**Data block:**
___
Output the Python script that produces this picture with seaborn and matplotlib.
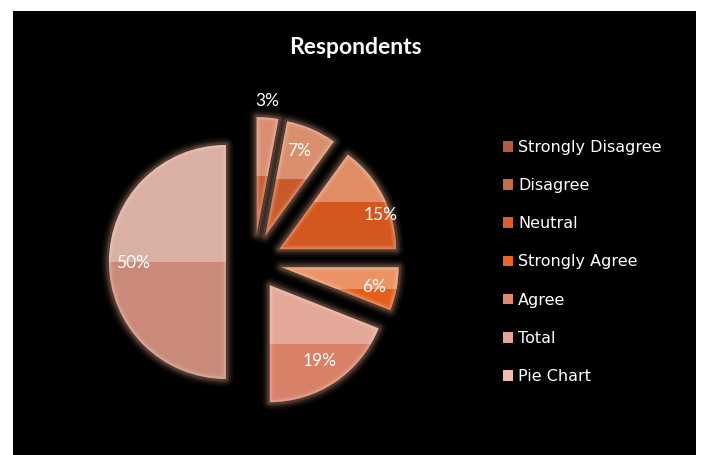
import numpy as np
import pandas as pd
import seaborn as sns
import matplotlib
matplotlib.use("Agg")
import matplotlib.pyplot as plt
from matplotlib.patches import Rectangle, Patch, PathPatch

# Survey responses (share of respondents)
categories = ["Strongly Disagree", "Disagree", "Neutral", "Strongly Agree",
              "Agree", "Total", "Pie Chart"]
values = [3, 7, 15, 6, 19, 50, 0]
slice_colors = ["#c65a2e", "#c85a2a", "#d2581f", "#e2601c",
                "#d88068", "#c98a7a", "#eab4a8"]
legend_colors = ["#b95a3c", "#c66a4c", "#dc5e2a", "#ee6224",
                 "#e2886e", "#e4a496", "#efbdb2"]
# where each percentage label sits (data units, pie radius = 1)
label_xy = [(0.11, 1.38), (0.385, 0.95), (1.08, 0.40), (1.03, -0.21),
            (0.56, -0.85), (-1.03, -0.01)]

sns.set_theme(style="dark")
plt.rcParams["font.family"] = ["DejaVu Sans"]

df = pd.DataFrame({"category": categories, "value": values,
                   "color": slice_colors, "legend_color": legend_colors})
drawn = df[df["value"] > 0].reset_index(drop=True)

fig = plt.figure(figsize=(7.02, 4.55), dpi=100, facecolor="white")

# black chart area
bg = fig.add_axes([13 / 702, 0, (696 - 13) / 702, (455 - 11) / 455], zorder=0)
bg.set_facecolor("black")
bg.set_xticks([])
bg.set_yticks([])
for s in bg.spines.values():
    s.set_visible(False)

ax = fig.add_axes([0, 0, 1, 1], zorder=1)
ax.set_facecolor("none")

wedges, _ = ax.pie(drawn["value"], colors=drawn["color"], startangle=90,
                   counterclock=False, explode=[0.24] * len(drawn),
                   radius=1.0, center=(0, 0), frame=True,
                   wedgeprops=dict(linewidth=0, zorder=3))
ax.set_xlim(-254 / 117, (702 - 254) / 117)
ax.set_ylim(-(455 - 262) / 117, 262 / 117)
ax.set_aspect("equal")
ax.axis("off")

for w, col in zip(wedges, drawn["color"]):
    path = w.get_path()
    # soft glow around each slice
    for lw, a in [(11, 0.05), (8, 0.07), (5.5, 0.10), (3.5, 0.15)]:
        ax.add_patch(PathPatch(path, facecolor="none", edgecolor="#f5b89c",
                               lw=lw, alpha=a, zorder=2, joinstyle="round"))
    # lighter upper half (glassy look)
    ext = path.get_extents()
    ymid = (ext.y0 + ext.y1) / 2
    hl = Rectangle((ext.x0 - 0.05, ymid), ext.width + 0.1, ext.y1 - ymid + 0.05,
                   facecolor="white", alpha=0.32, edgecolor="none", zorder=4)
    ax.add_patch(hl)
    hl.set_clip_path(w)
    # bevelled rim inside the slice edge
    for lw, a in [(6, 0.10), (3, 0.22)]:
        rim = PathPatch(path, facecolor="none", edgecolor="#ffe0d4", lw=lw,
                        alpha=a, zorder=5, joinstyle="miter")
        ax.add_patch(rim)
        rim.set_clip_path(w)

for (x, y), v in zip(label_xy, drawn["value"]):
    ax.text(x, y, f"{v}%", color="white", fontsize=12.5, family="Lato",
            ha="center", va="center", zorder=6)

fig.text(355 / 702, 1 - 47 / 455, "Respondents", color="white",
         fontsize=16.5, fontweight="bold", family="Lato",
         ha="center", va="center", zorder=3)

handles = [Patch(facecolor=c, edgecolor="none") for c in df["legend_color"]]
leg = fig.legend(handles, df["category"], loc="upper left",
                 bbox_to_anchor=(503 / 702, 1 - 140 / 455),
                 frameon=False, fontsize=11.5, labelcolor="white",
                 handlelength=0.65, handleheight=0.65, handletextpad=0.3,
                 labelspacing=1.45, borderpad=0, borderaxespad=0)
leg.set_zorder(3)

fig.savefig("out.png", dpi=100, facecolor="white")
___
**Written problem:**
Repeat the material above verbatim, with no pictures in the output.

**Problem solution:**
Output the Python script that produces this picture with seaborn and matplotlib.
import numpy as np
import pandas as pd
import seaborn as sns
import matplotlib
matplotlib.use("Agg")
import matplotlib.pyplot as plt
from matplotlib.patches import Rectangle, Patch, PathPatch

# Survey responses (share of respondents)
categories = ["Strongly Disagree", "Disagree", "Neutral", "Strongly Agree",
              "Agree", "Total", "Pie Chart"]
values = [3, 7, 15, 6, 19, 50, 0]
slice_colors = ["#c65a2e", "#c85a2a", "#d2581f", "#e2601c",
                "#d88068", "#c98a7a", "#eab4a8"]
legend_colors = ["#b95a3c", "#c66a4c", "#dc5e2a", "#ee6224",
                 "#e2886e", "#e4a496", "#efbdb2"]
# where each percentage label sits (data units, pie radius = 1)
label_xy = [(0.11, 1.38), (0.385, 0.95), (1.08, 0.40), (1.03, -0.21),
            (0.56, -0.85), (-1.03, -0.01)]

sns.set_theme(style="dark")
plt.rcParams["font.family"] = ["DejaVu Sans"]

df = pd.DataFrame({"category": categories, "value": values,
                   "color": slice_colors, "legend_color": legend_colors})
drawn = df[df["value"] > 0].reset_index(drop=True)

fig = plt.figure(figsize=(7.02, 4.55), dpi=100, facecolor="white")

# black chart area
bg = fig.add_axes([13 / 702, 0, (696 - 13) / 702, (455 - 11) / 455], zorder=0)
bg.set_facecolor("black")
bg.set_xticks([])
bg.set_yticks([])
for s in bg.spines.values():
    s.set_visible(False)

ax = fig.add_axes([0, 0, 1, 1], zorder=1)
ax.set_facecolor("none")

wedges, _ = ax.pie(drawn["value"], colors=drawn["color"], startangle=90,
                   counterclock=False, explode=[0.24] * len(drawn),
                   radius=1.0, center=(0, 0), frame=True,
                   wedgeprops=dict(linewidth=0, zorder=3))
ax.set_xlim(-254 / 117, (702 - 254) / 117)
ax.set_ylim(-(455 - 262) / 117, 262 / 117)
ax.set_aspect("equal")
ax.axis("off")

for w, col in zip(wedges, drawn["color"]):
    path = w.get_path()
    # soft glow around each slice
    for lw, a in [(11, 0.05), (8, 0.07), (5.5, 0.10), (3.5, 0.15)]:
        ax.add_patch(PathPatch(path, facecolor="none", edgecolor="#f5b89c",
                               lw=lw, alpha=a, zorder=2, joinstyle="round"))
    # lighter upper half (glassy look)
    ext = path.get_extents()
    ymid = (ext.y0 + ext.y1) / 2
    hl = Rectangle((ext.x0 - 0.05, ymid), ext.width + 0.1, ext.y1 - ymid + 0.05,
                   facecolor="white", alpha=0.32, edgecolor="none", zorder=4)
    ax.add_patch(hl)
    hl.set_clip_path(w)
    # bevelled rim inside the slice edge
    for lw, a in [(6, 0.10), (3, 0.22)]:
        rim = PathPatch(path, facecolor="none", edgecolor="#ffe0d4", lw=lw,
                        alpha=a, zorder=5, joinstyle="miter")
        ax.add_patch(rim)
        rim.set_clip_path(w)

for (x, y), v in zip(label_xy, drawn["value"]):
    ax.text(x, y, f"{v}%", color="white", fontsize=12.5, family="Lato",
            ha="center", va="center", zorder=6)

fig.text(355 / 702, 1 - 47 / 455, "Respondents", color="white",
         fontsize=16.5, fontweight="bold", family="Lato",
         ha="center", va="center", zorder=3)

handles = [Patch(facecolor=c, edgecolor="none") for c in df["legend_color"]]
leg = fig.legend(handles, df["category"], loc="upper left",
                 bbox_to_anchor=(503 / 702, 1 - 140 / 455),
                 frameon=False, fontsize=11.5, labelcolor="white",
                 handlelength=0.65, handleheight=0.65, handletextpad=0.3,
                 labelspacing=1.45, borderpad=0, borderaxespad=0)
leg.set_zorder(3)

fig.savefig("out.png", dpi=100, facecolor="white")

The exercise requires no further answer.